- [PROBLEM STATEMENT] Give back exactly the lines from the beginning of the listing below to the line holding "(217,284) -- cycle ;", both ends included; the pictures stay out.

- [DATA SHOWN]
□ □ □
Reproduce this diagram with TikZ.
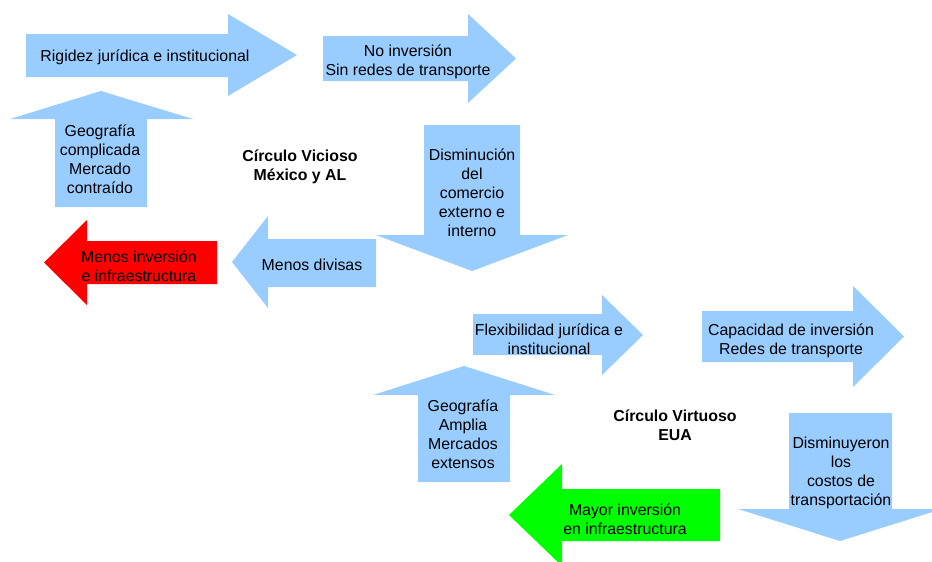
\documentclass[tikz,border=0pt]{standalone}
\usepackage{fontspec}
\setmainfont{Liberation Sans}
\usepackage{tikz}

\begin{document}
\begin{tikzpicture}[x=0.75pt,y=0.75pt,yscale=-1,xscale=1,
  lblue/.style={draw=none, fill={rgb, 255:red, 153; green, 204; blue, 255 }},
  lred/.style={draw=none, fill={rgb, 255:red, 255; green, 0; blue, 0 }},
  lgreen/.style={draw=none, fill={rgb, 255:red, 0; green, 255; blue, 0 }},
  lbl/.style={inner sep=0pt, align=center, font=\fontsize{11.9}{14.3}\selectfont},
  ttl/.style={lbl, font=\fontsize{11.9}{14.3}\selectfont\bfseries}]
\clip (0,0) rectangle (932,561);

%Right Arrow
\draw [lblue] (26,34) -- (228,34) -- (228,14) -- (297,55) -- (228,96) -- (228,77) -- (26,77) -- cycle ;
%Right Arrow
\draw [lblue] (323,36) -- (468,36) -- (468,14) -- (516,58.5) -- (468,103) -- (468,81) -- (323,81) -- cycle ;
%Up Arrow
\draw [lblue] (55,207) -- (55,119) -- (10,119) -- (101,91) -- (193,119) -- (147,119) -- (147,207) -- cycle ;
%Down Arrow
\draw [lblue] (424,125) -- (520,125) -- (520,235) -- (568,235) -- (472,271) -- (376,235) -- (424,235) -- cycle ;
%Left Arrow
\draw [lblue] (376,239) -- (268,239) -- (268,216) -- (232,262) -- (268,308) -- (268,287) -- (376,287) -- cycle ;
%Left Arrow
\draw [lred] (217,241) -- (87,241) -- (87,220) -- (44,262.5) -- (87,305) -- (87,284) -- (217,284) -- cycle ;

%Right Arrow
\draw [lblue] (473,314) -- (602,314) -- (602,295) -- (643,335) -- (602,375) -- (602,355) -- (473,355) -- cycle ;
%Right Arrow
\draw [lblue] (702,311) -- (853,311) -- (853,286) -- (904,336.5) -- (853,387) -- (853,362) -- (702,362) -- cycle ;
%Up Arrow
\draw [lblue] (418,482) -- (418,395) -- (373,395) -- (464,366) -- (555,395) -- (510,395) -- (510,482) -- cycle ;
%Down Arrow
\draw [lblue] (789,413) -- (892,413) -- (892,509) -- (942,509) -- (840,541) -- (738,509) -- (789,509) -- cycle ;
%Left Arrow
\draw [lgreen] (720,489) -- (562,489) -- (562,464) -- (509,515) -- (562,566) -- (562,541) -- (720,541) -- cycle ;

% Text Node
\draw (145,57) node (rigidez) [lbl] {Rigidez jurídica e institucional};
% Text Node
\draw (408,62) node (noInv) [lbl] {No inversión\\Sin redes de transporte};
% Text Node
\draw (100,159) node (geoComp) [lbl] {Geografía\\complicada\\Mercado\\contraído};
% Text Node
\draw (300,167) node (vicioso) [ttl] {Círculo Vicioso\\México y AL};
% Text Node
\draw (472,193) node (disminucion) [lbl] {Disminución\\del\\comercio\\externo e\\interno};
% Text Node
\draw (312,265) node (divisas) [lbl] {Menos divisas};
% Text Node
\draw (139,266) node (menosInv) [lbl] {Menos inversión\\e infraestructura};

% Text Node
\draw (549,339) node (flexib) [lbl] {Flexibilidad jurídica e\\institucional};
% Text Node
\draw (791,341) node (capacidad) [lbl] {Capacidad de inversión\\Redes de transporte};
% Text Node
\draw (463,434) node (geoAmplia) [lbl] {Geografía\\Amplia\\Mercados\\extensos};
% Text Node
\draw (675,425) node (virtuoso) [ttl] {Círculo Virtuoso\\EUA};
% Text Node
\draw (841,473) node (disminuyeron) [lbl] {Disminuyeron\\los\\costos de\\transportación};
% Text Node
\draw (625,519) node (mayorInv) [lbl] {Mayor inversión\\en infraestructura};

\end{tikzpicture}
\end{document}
□ □ □
- [TASK SOLUTION]
Reproduce this diagram with TikZ.
\documentclass[tikz,border=0pt]{standalone}
\usepackage{fontspec}
\setmainfont{Liberation Sans}
\usepackage{tikz}

\begin{document}
\begin{tikzpicture}[x=0.75pt,y=0.75pt,yscale=-1,xscale=1,
  lblue/.style={draw=none, fill={rgb, 255:red, 153; green, 204; blue, 255 }},
  lred/.style={draw=none, fill={rgb, 255:red, 255; green, 0; blue, 0 }},
  lgreen/.style={draw=none, fill={rgb, 255:red, 0; green, 255; blue, 0 }},
  lbl/.style={inner sep=0pt, align=center, font=\fontsize{11.9}{14.3}\selectfont},
  ttl/.style={lbl, font=\fontsize{11.9}{14.3}\selectfont\bfseries}]
\clip (0,0) rectangle (932,561);

%Right Arrow
\draw [lblue] (26,34) -- (228,34) -- (228,14) -- (297,55) -- (228,96) -- (228,77) -- (26,77) -- cycle ;
%Right Arrow
\draw [lblue] (323,36) -- (468,36) -- (468,14) -- (516,58.5) -- (468,103) -- (468,81) -- (323,81) -- cycle ;
%Up Arrow
\draw [lblue] (55,207) -- (55,119) -- (10,119) -- (101,91) -- (193,119) -- (147,119) -- (147,207) -- cycle ;
%Down Arrow
\draw [lblue] (424,125) -- (520,125) -- (520,235) -- (568,235) -- (472,271) -- (376,235) -- (424,235) -- cycle ;
%Left Arrow
\draw [lblue] (376,239) -- (268,239) -- (268,216) -- (232,262) -- (268,308) -- (268,287) -- (376,287) -- cycle ;
%Left Arrow
\draw [lred] (217,241) -- (87,241) -- (87,220) -- (44,262.5) -- (87,305) -- (87,284) -- (217,284) -- cycle ;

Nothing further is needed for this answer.